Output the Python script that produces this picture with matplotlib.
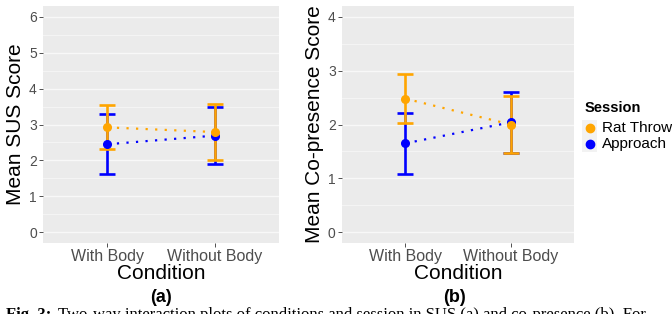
import numpy as np
import matplotlib.pyplot as plt

plt.rcParams['font.family'] = ['Liberation Sans', 'DejaVu Sans']

conditions = ['With Body', 'Without Body']
sessions = ['Rat Throw', 'Approach']
colors = {'Rat Throw': '#FFA500', 'Approach': '#0000FF'}

# (a) SUS
sus_mean = {'Rat Throw': [2.92, 2.79], 'Approach': [2.45, 2.69]}
sus_err = {'Rat Throw': [0.61, 0.79], 'Approach': [0.83, 0.80]}

# (b) co-presence
cop_mean = {'Rat Throw': [2.48, 2.00], 'Approach': [1.65, 2.04]}
cop_err = {'Rat Throw': [0.46, 0.53], 'Approach': [0.57, 0.57]}

fig = plt.figure(figsize=(6.72, 3.14), dpi=100)
ax1 = fig.add_axes([43/672, 1-243/314, 236/672, 237/314])
ax2 = fig.add_axes([342/672, 1-243/314, 232/672, 237/314])


def panel(ax, means, errs, ymax, ylabel):
    ax.set_facecolor('#EBEBEB')
    x = np.arange(1, len(conditions) + 1)
    # draw Approach first so Rat Throw sits on top
    for s in sessions[::-1]:
        c = colors[s]
        ax.plot(x, means[s], color=c, lw=1.6, dashes=(1, 3.3),
                dash_capstyle='butt', zorder=3)
        ax.errorbar(x, means[s], yerr=errs[s], fmt='none', ecolor=c,
                    elinewidth=1.9, capsize=5.5, capthick=1.9, zorder=4)
        ax.plot(x, means[s], 'o', color=c, ms=5.5, zorder=5)
    pad = ymax * 0.05
    ax.set_ylim(-pad, ymax + pad)
    ax.set_xlim(0.4, 2.6)
    ax.set_yticks(range(0, ymax + 1))
    ax.set_yticks(np.arange(0.5, ymax, 1.0), minor=True)
    ax.set_xticks(x)
    ax.set_xticklabels(conditions)
    ax.grid(True, which='major', axis='y', color='#F8F8F8', lw=1.0)
    ax.grid(True, which='minor', axis='y', color='#F5F5F5', lw=0.7)
    ax.set_axisbelow(True)
    for sp in ax.spines.values():
        sp.set_visible(False)
    ax.tick_params(axis='y', which='major', labelsize=10, colors='#333333',
                   labelcolor='#4D4D4D', length=3, width=0.6, pad=1.5)
    ax.tick_params(axis='x', which='major', labelsize=11.5, colors='#333333',
                   labelcolor='#4D4D4D', length=3, width=0.6, pad=1.5)
    ax.tick_params(which='minor', length=0)
    ax.set_ylabel(ylabel, fontsize=15, labelpad=3)
    ax.set_xlabel('Condition', fontsize=15, labelpad=0)


panel(ax1, sus_mean, sus_err, 6, 'Mean SUS Score')
panel(ax2, cop_mean, cop_err, 4, 'Mean Co-presence Score')

fig.text(161/672, 1-297/314, '(a)', ha='center', va='center',
         fontsize=13, fontweight='bold')
fig.text(455/672, 1-297/314, '(b)', ha='center', va='center',
         fontsize=13, fontweight='bold')

# legend drawn by hand to the right of panel (b)
fig.text(585/672, 1-108/314, 'Session', ha='left', va='center',
         fontsize=10.5, fontweight='bold')
for i, s in enumerate(sessions):
    yy = 1 - (128 + 16 * i) / 314
    fig.patches.append(plt.Rectangle((582/672, yy - 8/314), 15/672, 16/314,
                                     transform=fig.transFigure,
                                     facecolor='#F2F2F2', edgecolor='none'))
    fig.lines.append(plt.Line2D([589.5/672], [yy], marker='o', ms=6,
                                color=colors[s], transform=fig.transFigure))
    fig.text(602/672, yy, s, ha='left', va='center', fontsize=11)

# caption that runs off the bottom edge
fig.text(6/672, 1-319/314, 'Fig. 3:', ha='left', va='baseline', fontsize=12,
         fontweight='bold', family='Liberation Serif')
fig.text(58/672, 1-319/314,
         'Two-way interaction plots of conditions and session in SUS (a) and co-presence (b). For',
         ha='left', va='baseline', fontsize=12, family='Liberation Serif')

fig.savefig('out.png', dpi=100)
◆ ◆ ◆ ◆ ◆
## WORK TO COMPLETE
Transcribe all the lines above exactly, apart from the pictures.

## SOLUTION TO THIS TASK
Output the Python script that produces this picture with matplotlib.
import numpy as np
import matplotlib.pyplot as plt

plt.rcParams['font.family'] = ['Liberation Sans', 'DejaVu Sans']

conditions = ['With Body', 'Without Body']
sessions = ['Rat Throw', 'Approach']
colors = {'Rat Throw': '#FFA500', 'Approach': '#0000FF'}

# (a) SUS
sus_mean = {'Rat Throw': [2.92, 2.79], 'Approach': [2.45, 2.69]}
sus_err = {'Rat Throw': [0.61, 0.79], 'Approach': [0.83, 0.80]}

# (b) co-presence
cop_mean = {'Rat Throw': [2.48, 2.00], 'Approach': [1.65, 2.04]}
cop_err = {'Rat Throw': [0.46, 0.53], 'Approach': [0.57, 0.57]}

fig = plt.figure(figsize=(6.72, 3.14), dpi=100)
ax1 = fig.add_axes([43/672, 1-243/314, 236/672, 237/314])
ax2 = fig.add_axes([342/672, 1-243/314, 232/672, 237/314])


def panel(ax, means, errs, ymax, ylabel):
    ax.set_facecolor('#EBEBEB')
    x = np.arange(1, len(conditions) + 1)
    # draw Approach first so Rat Throw sits on top
    for s in sessions[::-1]:
        c = colors[s]
        ax.plot(x, means[s], color=c, lw=1.6, dashes=(1, 3.3),
                dash_capstyle='butt', zorder=3)
        ax.errorbar(x, means[s], yerr=errs[s], fmt='none', ecolor=c,
                    elinewidth=1.9, capsize=5.5, capthick=1.9, zorder=4)
        ax.plot(x, means[s], 'o', color=c, ms=5.5, zorder=5)
    pad = ymax * 0.05
    ax.set_ylim(-pad, ymax + pad)
    ax.set_xlim(0.4, 2.6)
    ax.set_yticks(range(0, ymax + 1))
    ax.set_yticks(np.arange(0.5, ymax, 1.0), minor=True)
    ax.set_xticks(x)
    ax.set_xticklabels(conditions)
    ax.grid(True, which='major', axis='y', color='#F8F8F8', lw=1.0)
    ax.grid(True, which='minor', axis='y', color='#F5F5F5', lw=0.7)
    ax.set_axisbelow(True)
    for sp in ax.spines.values():
        sp.set_visible(False)
    ax.tick_params(axis='y', which='major', labelsize=10, colors='#333333',
                   labelcolor='#4D4D4D', length=3, width=0.6, pad=1.5)
    ax.tick_params(axis='x', which='major', labelsize=11.5, colors='#333333',
                   labelcolor='#4D4D4D', length=3, width=0.6, pad=1.5)
    ax.tick_params(which='minor', length=0)
    ax.set_ylabel(ylabel, fontsize=15, labelpad=3)
    ax.set_xlabel('Condition', fontsize=15, labelpad=0)


panel(ax1, sus_mean, sus_err, 6, 'Mean SUS Score')
panel(ax2, cop_mean, cop_err, 4, 'Mean Co-presence Score')

fig.text(161/672, 1-297/314, '(a)', ha='center', va='center',
         fontsize=13, fontweight='bold')
fig.text(455/672, 1-297/314, '(b)', ha='center', va='center',
         fontsize=13, fontweight='bold')

# legend drawn by hand to the right of panel (b)
fig.text(585/672, 1-108/314, 'Session', ha='left', va='center',
         fontsize=10.5, fontweight='bold')
for i, s in enumerate(sessions):
    yy = 1 - (128 + 16 * i) / 314
    fig.patches.append(plt.Rectangle((582/672, yy - 8/314), 15/672, 16/314,
                                     transform=fig.transFigure,
                                     facecolor='#F2F2F2', edgecolor='none'))
    fig.lines.append(plt.Line2D([589.5/672], [yy], marker='o', ms=6,
                                color=colors[s], transform=fig.transFigure))
    fig.text(602/672, yy, s, ha='left', va='center', fontsize=11)

# caption that runs off the bottom edge
fig.text(6/672, 1-319/314, 'Fig. 3:', ha='left', va='baseline', fontsize=12,
         fontweight='bold', family='Liberation Serif')
fig.text(58/672, 1-319/314,
         'Two-way interaction plots of conditions and session in SUS (a) and co-presence (b). For',
         ha='left', va='baseline', fontsize=12, family='Liberation Serif')

fig.savefig('out.png', dpi=100)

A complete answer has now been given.